贺喜少爷。”黄伯几人这才围了上来。
四品武道境界是个什么概念?放到军队里,做一个领兵八百的校尉都可以。而在江湖里,也已经是妥妥的二流高手了。
甚至许多开宗立派的人也就二三品武道境界而已。江晓渔用半个月时间,走了别人一辈子才能走完的路。
如果这样比较还不够直观,那你再看一下江晓渔的二哥,那个青玄国六大书院之一,玉山书院快要毕业的高材生——江晓义!
20岁突破四品,已经是玉山书院难得的天才学员了。而江晓渔,今年14岁。
“这恐怕也就那些传说中的隐世宗门和三教圣地传人才能相媲美了吧?”
黄伯年轻时也是游历四方的游侠,所以见识比一般人要多许多。
和几人闲聊了一会儿,尤其是江明,这时候就像被刺激到了。一门心思也要抓紧突破,反而是江豹不着急,他是天生没有气感,如果没有江晓渔这种机缘的话,一辈子也就差不多这样了。
至于牛痘,那边如果出了结果,会第一时间通知江晓渔的。这事儿急不来。而且这边牛痘的事情解决不了的话,江晓渔估计自己也离不开县城。更不要说去出云乡了。
按照预算,从感染到愈合,然后再到试验感染牛痘后是否会再感染天花,这个时间没有一个月根本看不出来。
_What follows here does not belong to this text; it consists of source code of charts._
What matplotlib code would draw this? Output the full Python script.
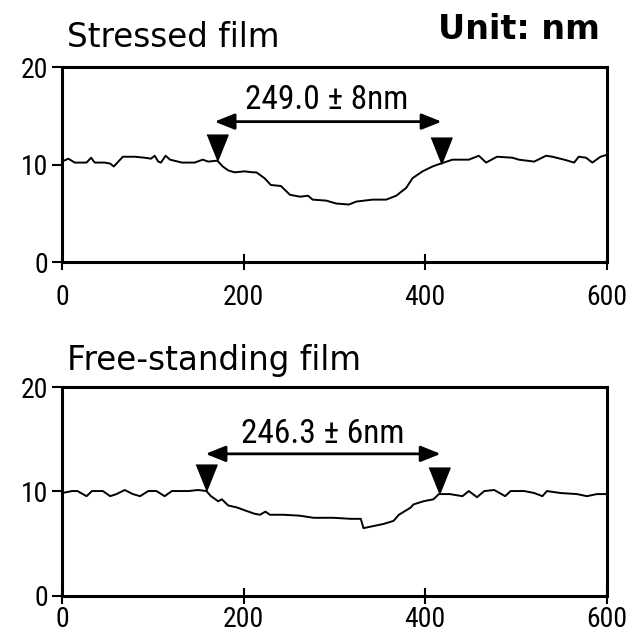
import matplotlib
matplotlib.use("Agg")
import matplotlib.pyplot as plt
from matplotlib import font_manager

# ---- data ----
stressed_x = [0, 7, 14, 27, 32, 36, 47, 53, 57, 62, 67, 80, 91, 98, 102, 106, 109, 114, 119,
              132, 146, 155, 161, 171, 177, 183, 190, 201, 210, 214, 223, 230, 241, 251, 262,
              271, 276, 291, 302, 316, 324, 342, 357, 368, 379, 386, 397, 408, 417, 430, 448,
              459, 467, 479, 496, 503, 520, 533, 540, 553, 564, 569, 577, 584, 593, 600]
stressed_y = [10.3, 10.6, 10.2, 10.2, 10.7, 10.2, 10.2, 10.1, 9.8, 10.3, 10.8, 10.8, 10.7,
              10.6, 10.9, 10.3, 10.2, 10.9, 10.5, 10.2, 10.2, 10.5, 10.3, 10.4, 9.8, 9.4, 9.2,
              9.3, 9.2, 9.2, 8.6, 7.9, 7.8, 6.9, 6.7, 6.8, 6.4, 6.3, 6.0, 5.9, 6.2, 6.4, 6.4,
              6.8, 7.6, 8.6, 9.3, 9.8, 10.1, 10.5, 10.5, 10.9, 10.2, 10.8, 10.7, 10.5, 10.3,
              10.9, 10.8, 10.5, 10.2, 10.8, 10.7, 10.2, 10.8, 11.0]

free_x = [0, 11, 17, 27, 33, 45, 53, 60, 69, 78, 86, 95, 104, 113, 121, 139, 150, 159, 164,
          172, 176, 183, 193, 202, 212, 218, 224, 229, 244, 262, 277, 299, 318, 329, 332, 343,
          354, 365, 371, 384, 387, 398, 409, 415, 427, 441, 448, 457, 465, 476, 488, 494, 509,
          520, 529, 534, 549, 567, 578, 589, 600]
free_y = [9.85, 10.04, 10.04, 9.55, 10.04, 10.04, 9.55, 9.75, 10.14, 9.75, 9.55, 10.04, 10.04,
          9.55, 10.04, 10.04, 10.14, 10.04, 9.55, 9.06, 9.25, 8.66, 8.46, 8.17, 7.87, 7.77,
          8.07, 7.77, 7.77, 7.68, 7.48, 7.48, 7.38, 7.38, 6.49, 6.69, 6.89, 7.18, 7.77, 8.46,
          8.76, 9.06, 9.25, 9.75, 9.75, 9.55, 10.04, 9.45, 10.04, 10.14, 9.55, 10.04, 10.04,
          9.85, 9.55, 10.04, 9.85, 9.75, 9.55, 9.75, 9.75]

titles = ["Stressed film", "Free-standing film"]
labels = ["249.0 \u00b1 8nm", "246.3 \u00b1 6nm"]
marker_x = [[171, 417], [159, 415]]
marker_y = [[10.4, 10.1], [10.04, 9.75]]
arrow_x = [[168, 418], [158, 417]]
arrow_y = [14.4, 13.6]
label_pos = [(292, 16.6), (287, 15.5)]
xticks = [0, 200, 400, 600]
yticks = [0, 10, 20]

# ---- font: prefer a narrow / condensed sans ----
cands = []
for f in font_manager.fontManager.ttflist:
    nm = f.name
    st = str(f.stretch)
    if "Narrow" in nm or "Condensed" in nm or st in ("condensed", "semi-condensed", "extra-condensed"):
        cands.append((nm, st))
stretch = "normal"
fam = "Liberation Sans"
pref = ["Liberation Sans Narrow", "Roboto Condensed", "Open Sans Condensed", "DejaVu Sans Condensed"]
found = False
for p in pref:
    for nm, st in cands:
        if nm == p:
            fam = nm
            found = True
            break
    if found:
        break
if not found:
    for nm, st in cands:
        if nm in ("DejaVu Sans", "Roboto", "Open Sans", "Noto Sans", "Liberation Sans"):
            fam = nm
            stretch = "condensed"
            found = True
            break
plt.rcParams["font.family"] = [fam, "DejaVu Sans"]
plt.rcParams["font.stretch"] = stretch

fig = plt.figure(figsize=(6.38, 6.36), dpi=100)
ax1 = fig.add_axes([0.0972, 0.588, 0.854, 0.3066])
ax2 = fig.add_axes([0.0972, 0.0630, 0.854, 0.3285])

tri = [(-0.40, 1.0), (0.40, 1.0), (0.0, 0.0)]
title_y = [0.926, 0.418]

data = [(stressed_x, stressed_y), (free_x, free_y)]
for i, ax in enumerate([ax1, ax2]):
    xs, ys = data[i]
    ax.plot(xs, ys, color="black", lw=1.4)
    ax.set_xlim(0, 600)
    ax.set_ylim(0, 20)
    ax.set_xticks(xticks)
    ax.set_yticks(yticks)
    for s in ax.spines.values():
        s.set_linewidth(2.2)
    ax.tick_params(axis="x", direction="inout", length=12, width=1.5, labelsize=20,
                   pad=10 if i == 0 else 1)
    ax.tick_params(axis="y", direction="out", length=7, width=1.5, labelsize=20, pad=3)
    ax.plot(marker_x[i], marker_y[i], linestyle="none", marker=tri, markersize=38,
            color="black", clip_on=False)
    ax.annotate("", xy=(arrow_x[i][0], arrow_y[i]), xytext=(arrow_x[i][1], arrow_y[i]),
                arrowprops=dict(arrowstyle="<|-|>,head_length=0.55,head_width=0.22",
                                color="black", lw=2, mutation_scale=22,
                                shrinkA=0, shrinkB=0))
    ax.text(label_pos[i][0], label_pos[i][1], labels[i], ha="center", va="center",
            fontsize=24)
    fig.text(0.105, title_y[i], titles[i], ha="left", va="baseline",
             fontsize=23.5, family="DejaVu Sans", stretch="normal")

fig.text(0.94, 0.953, "Unit: nm", ha="right", va="center", fontsize=24, fontweight="bold",
         family="DejaVu Sans", stretch="normal")

fig.savefig("out.png", dpi=100)
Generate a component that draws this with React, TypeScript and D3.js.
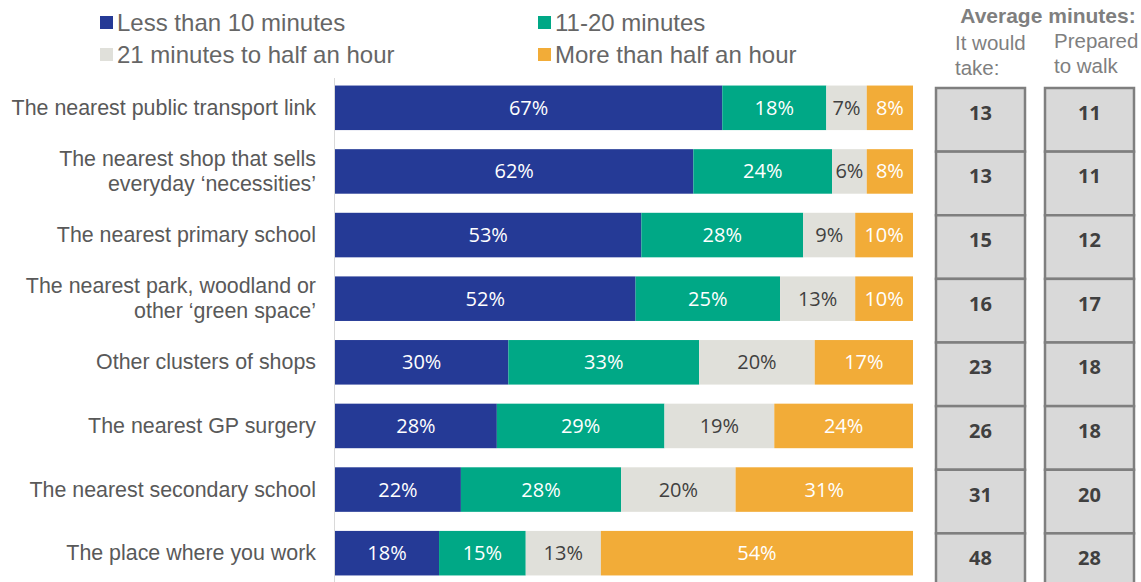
import React from "react";
import * as d3 from "d3";

const categories: string[][] = [
  ["The nearest public transport link"],
  ["The nearest shop that sells", "everyday \u2018necessities\u2019"],
  ["The nearest primary school"],
  ["The nearest park, woodland or", "other \u2018green space\u2019"],
  ["Other clusters of shops"],
  ["The nearest GP surgery"],
  ["The nearest secondary school"],
  ["The place where you work"],
];
const seriesNames = ["Less than 10 minutes", "11-20 minutes", "21 minutes to half an hour", "More than half an hour"];
const lessThan10 = [67, 62, 53, 52, 30, 28, 22, 18];
const min11to20 = [18, 24, 28, 25, 33, 29, 28, 15];
const min21to30 = [7, 6, 9, 13, 20, 19, 20, 13];
const moreThan30 = [8, 8, 10, 10, 17, 24, 31, 54];
const wouldTake = [13, 13, 15, 16, 23, 26, 31, 48];
const preparedToWalk = [11, 11, 12, 17, 18, 18, 20, 28];

const colors = ["#253a96", "#00a886", "#e0e0da", "#f2ac38"];
const textColors = ["#ffffff", "#ffffff", "#404040", "#ffffff"];

export default function App() {
  const W = 1141, H = 582;
  const x0 = 335, x1 = 913;
  const series = [lessThan10, min11to20, min21to30, moreThan30];
  const y = d3.scaleBand<number>().domain(d3.range(categories.length)).range([76, 585]).paddingInner(0.3).paddingOuter(0.15);
  const bw = y.bandwidth();
  const rowStep = y.step();
  const labelFont = "Liberation Sans, Arial, sans-serif";
  const numFont = "Open Sans, sans-serif";

  return (
    <svg width={W} height={H} style={{ position: "absolute", left: 0, top: 0 }}>
      <rect width={W} height={H} fill="#fff" />
      {/* legend */}
      {seriesNames.map((n, i) => {
        const lx = i % 2 === 0 ? 100 : 538;
        const ly = i < 2 ? 16 : 48;
        return (
          <g key={n}>
            <rect x={lx} y={ly} width={13} height={13} fill={colors[i]} />
            <text x={lx + 17} y={ly + 15} fontSize={24} fill="#666" fontFamily={labelFont}>{n}</text>
          </g>
        );
      })}
      {/* axis line */}
      <line x1={x0 - 0.5} x2={x0 - 0.5} y1={78} y2={582} stroke="#d9d9d9" strokeWidth={1} />
      {categories.map((cat, r) => {
        const total = d3.sum(series, (s) => s[r]);
        const xs = d3.scaleLinear().domain([0, total]).range([x0, x1]);
        let acc = 0;
        const yy = y(r)!;
        const cy = yy + bw / 2;
        return (
          <g key={r}>
            {series.map((s, i) => {
              const a = acc;
              acc += s[r];
              const xa = xs(a), xb = xs(acc);
              return (
                <g key={i}>
                  <rect x={xa} y={yy} width={xb - xa} height={bw} fill={colors[i]} />
                  <text x={(xa + xb) / 2} y={cy + 7} textAnchor="middle" fontSize={20} fill={textColors[i]} fontFamily={numFont}>
                    {s[r]}%
                  </text>
                </g>
              );
            })}
            {cat.map((line, li) => (
              <text key={li} x={316} y={cy + 7 + (li - (cat.length - 1) / 2) * 25} textAnchor="end" fontSize={21.4} fill="#595959" fontFamily={labelFont}>
                {line}
              </text>
            ))}
          </g>
        );
      })}
      {/* table headers */}
      <text x={1048} y={23} textAnchor="middle" fontSize={21} fontWeight="bold" fill="#7f7f7f" fontFamily={labelFont}>Average minutes:</text>
      <text x={955} y={50} fontSize={20.5} fill="#7f7f7f" fontFamily={labelFont}>It would</text>
      <text x={955} y={75} fontSize={20.5} fill="#7f7f7f" fontFamily={labelFont}>take:</text>
      <text x={1054} y={48} fontSize={20.5} fill="#7f7f7f" fontFamily={labelFont}>Prepared</text>
      <text x={1054} y={73} fontSize={20.5} fill="#7f7f7f" fontFamily={labelFont}>to walk</text>
      {[wouldTake, preparedToWalk].map((col, c) => {
        const cx = c === 0 ? 936 : 1045;
        const cw = 89;
        return (
          <g key={c}>
            {col.map((v, r) => {
              const top = 88 + r * rowStep;
              return (
                <g key={r}>
                  <rect x={cx} y={top} width={cw} height={rowStep} fill="#d9d9d9" stroke="#7f7f7f" strokeWidth={2.5} />
                  <text x={cx + cw / 2} y={top + rowStep / 2} textAnchor="middle" fontSize={20} fontWeight="bold" fill="#404040" fontFamily={numFont}>
                    {v}
                  </text>
                </g>
              );
            })}
          </g>
        );
      })}
    </svg>
  );
}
虽然江晓渔已经心急如焚了,但是没有丝毫办法。如今的情况没有县里的通行证,他真就是寸步难行了。
而一个月的时间说短不短,说长却也不长,可对于感染了天花的病人来说,却随时都有可能死去。
江晓渔如今只能寄望于章伯章婶儿还有江晚歌他们能多撑一段时间。撑到他回去。
这些天江晓渔一直在请教这些大佬们关于天花病人的治疗方法,还有需要注意的关键点。
回到自己房间,江晓渔盘腿坐在床上,意识沉入脑海。前几天一直做的那个梦,昨晚上已经算是大结局了。
江晓渔猜测很有可能是那本望山手札的原因,这段时间因为天花的事,他一直也没关注那本书。
此时再看时,果然发现了不一样的地方。
那时候从明州城回玉江县,在船上他因为回忆天花的解决方法,而无意打开了其中一卷叫作“他们走后的人间”的纸页。
那是一卷可以用来加深记忆,回忆从前的分卷。江晓渔每想起点东西,都会化作纸页的形式出现在那本书上。
可这会儿他却发现,不知何时,这本书又多出了一卷分卷,叫作 “我在沧江畔,结庐而居。”
翻来纸页,江晓渔发现竟然多了一篇故事——那年城门下有个姓梁的老卒!
……………
中平二年
我在塘沽山下的沧江畔搭了几间茅草屋。
阳光透过小院中那棵银杏树的枝叶洒在地上。斑驳的光影里,黄狗在其中欢快的跳跃。
而我,在整理杂物间。房间的角落里有一条长匣靠在墙边。如果没记错的话,那是老梁的枪。
这段话江晓渔记得。
说起老梁可能没什么人有印象。
但宣平四年的鱼龙关下。有一瘸腿老卒,匹马单枪,闯入敌营。阵斩敌军正卒二十八人,伍长三人,什长两人,最后与一旗牌官同归于尽。当时人尽皆知。
那时候,血衣卫之名再次名震天下。只因那披甲踏阵之人口中高呼,“血衣卫第一营一团第三旅伍长梁博远前来踏阵。”
第一次见老梁的时候还是永业年间。我跟在温良身后去秦关拜谒武安王。
只是那时候武安王还不是武安王,而叫血屠王。